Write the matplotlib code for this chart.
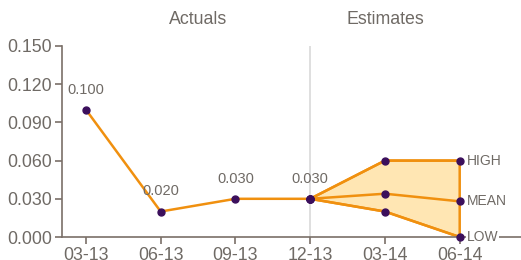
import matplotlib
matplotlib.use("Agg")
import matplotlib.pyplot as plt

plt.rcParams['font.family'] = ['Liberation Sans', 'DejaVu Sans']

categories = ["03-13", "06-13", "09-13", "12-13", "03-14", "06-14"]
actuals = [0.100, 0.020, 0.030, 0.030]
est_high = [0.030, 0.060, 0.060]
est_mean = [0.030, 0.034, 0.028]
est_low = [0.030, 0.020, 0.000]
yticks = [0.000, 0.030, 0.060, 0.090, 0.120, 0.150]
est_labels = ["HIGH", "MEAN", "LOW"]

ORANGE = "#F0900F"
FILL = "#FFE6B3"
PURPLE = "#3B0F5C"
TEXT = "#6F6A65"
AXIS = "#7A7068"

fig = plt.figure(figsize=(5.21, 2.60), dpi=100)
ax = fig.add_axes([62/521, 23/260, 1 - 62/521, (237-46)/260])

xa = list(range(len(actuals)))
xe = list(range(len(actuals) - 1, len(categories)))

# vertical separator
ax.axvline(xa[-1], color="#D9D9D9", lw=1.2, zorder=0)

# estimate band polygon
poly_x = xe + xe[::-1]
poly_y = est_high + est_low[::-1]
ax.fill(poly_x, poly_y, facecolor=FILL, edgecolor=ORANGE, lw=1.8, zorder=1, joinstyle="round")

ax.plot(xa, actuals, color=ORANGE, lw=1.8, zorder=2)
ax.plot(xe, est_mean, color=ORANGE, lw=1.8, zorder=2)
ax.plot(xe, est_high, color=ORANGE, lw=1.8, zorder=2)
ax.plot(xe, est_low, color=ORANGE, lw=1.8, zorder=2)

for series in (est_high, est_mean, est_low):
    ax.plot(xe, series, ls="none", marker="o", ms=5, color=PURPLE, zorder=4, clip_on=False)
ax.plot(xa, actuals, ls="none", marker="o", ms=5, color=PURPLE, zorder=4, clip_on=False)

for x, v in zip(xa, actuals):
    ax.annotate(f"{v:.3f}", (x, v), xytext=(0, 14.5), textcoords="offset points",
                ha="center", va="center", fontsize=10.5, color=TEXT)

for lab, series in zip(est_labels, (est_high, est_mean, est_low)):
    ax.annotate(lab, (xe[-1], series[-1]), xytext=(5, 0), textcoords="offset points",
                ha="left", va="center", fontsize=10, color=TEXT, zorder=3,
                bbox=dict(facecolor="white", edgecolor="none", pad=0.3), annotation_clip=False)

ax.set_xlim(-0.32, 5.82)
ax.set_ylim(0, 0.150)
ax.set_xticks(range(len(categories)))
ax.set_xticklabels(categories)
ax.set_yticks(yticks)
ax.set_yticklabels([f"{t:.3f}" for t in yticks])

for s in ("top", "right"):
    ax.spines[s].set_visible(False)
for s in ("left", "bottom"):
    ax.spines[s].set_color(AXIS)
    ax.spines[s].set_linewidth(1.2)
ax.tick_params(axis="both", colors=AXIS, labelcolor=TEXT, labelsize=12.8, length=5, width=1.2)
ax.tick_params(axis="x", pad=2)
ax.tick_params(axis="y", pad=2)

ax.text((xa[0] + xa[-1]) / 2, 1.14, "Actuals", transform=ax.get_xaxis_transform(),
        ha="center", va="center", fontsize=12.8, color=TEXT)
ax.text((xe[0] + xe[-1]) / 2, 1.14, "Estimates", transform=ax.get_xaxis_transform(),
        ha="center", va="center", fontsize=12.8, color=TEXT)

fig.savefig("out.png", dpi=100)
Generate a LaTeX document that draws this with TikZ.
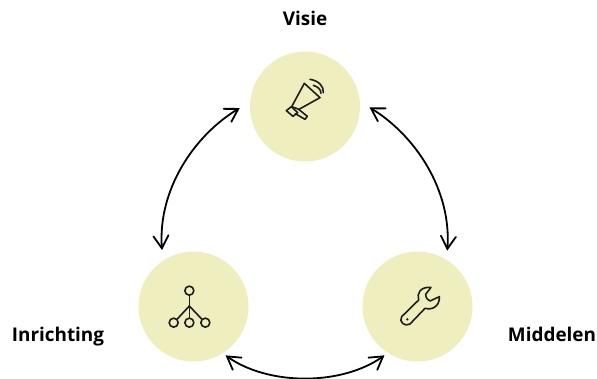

---

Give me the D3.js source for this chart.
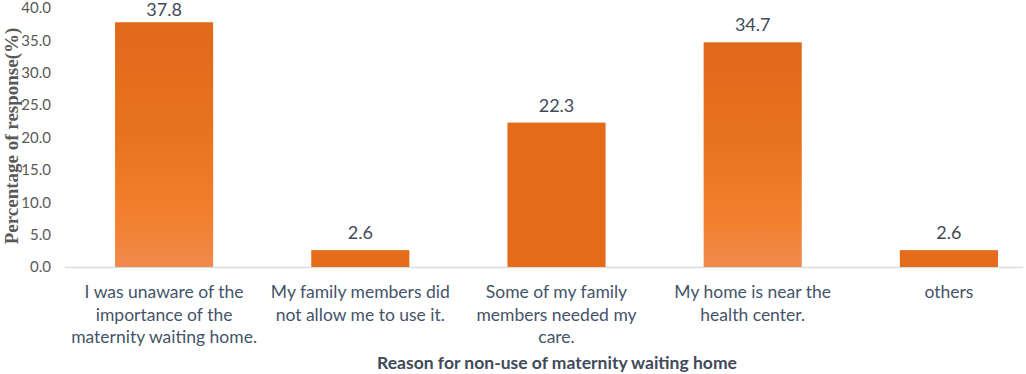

● STATED GOAL: In the listing above, find the line with "Write the matplotlib code for this chart." and the line with "ax.plot(xe, est_low, color=ORANGE, lw=1.8, zorder=2)". Set down both and every line between them, minus the pictures.

● COMPLETE OUTPUT:
Write the matplotlib code for this chart.
import matplotlib
matplotlib.use("Agg")
import matplotlib.pyplot as plt

plt.rcParams['font.family'] = ['Liberation Sans', 'DejaVu Sans']

categories = ["03-13", "06-13", "09-13", "12-13", "03-14", "06-14"]
actuals = [0.100, 0.020, 0.030, 0.030]
est_high = [0.030, 0.060, 0.060]
est_mean = [0.030, 0.034, 0.028]
est_low = [0.030, 0.020, 0.000]
yticks = [0.000, 0.030, 0.060, 0.090, 0.120, 0.150]
est_labels = ["HIGH", "MEAN", "LOW"]

ORANGE = "#F0900F"
FILL = "#FFE6B3"
PURPLE = "#3B0F5C"
TEXT = "#6F6A65"
AXIS = "#7A7068"

fig = plt.figure(figsize=(5.21, 2.60), dpi=100)
ax = fig.add_axes([62/521, 23/260, 1 - 62/521, (237-46)/260])

xa = list(range(len(actuals)))
xe = list(range(len(actuals) - 1, len(categories)))

# vertical separator
ax.axvline(xa[-1], color="#D9D9D9", lw=1.2, zorder=0)

# estimate band polygon
poly_x = xe + xe[::-1]
poly_y = est_high + est_low[::-1]
ax.fill(poly_x, poly_y, facecolor=FILL, edgecolor=ORANGE, lw=1.8, zorder=1, joinstyle="round")

ax.plot(xa, actuals, color=ORANGE, lw=1.8, zorder=2)
ax.plot(xe, est_mean, color=ORANGE, lw=1.8, zorder=2)
ax.plot(xe, est_high, color=ORANGE, lw=1.8, zorder=2)
ax.plot(xe, est_low, color=ORANGE, lw=1.8, zorder=2)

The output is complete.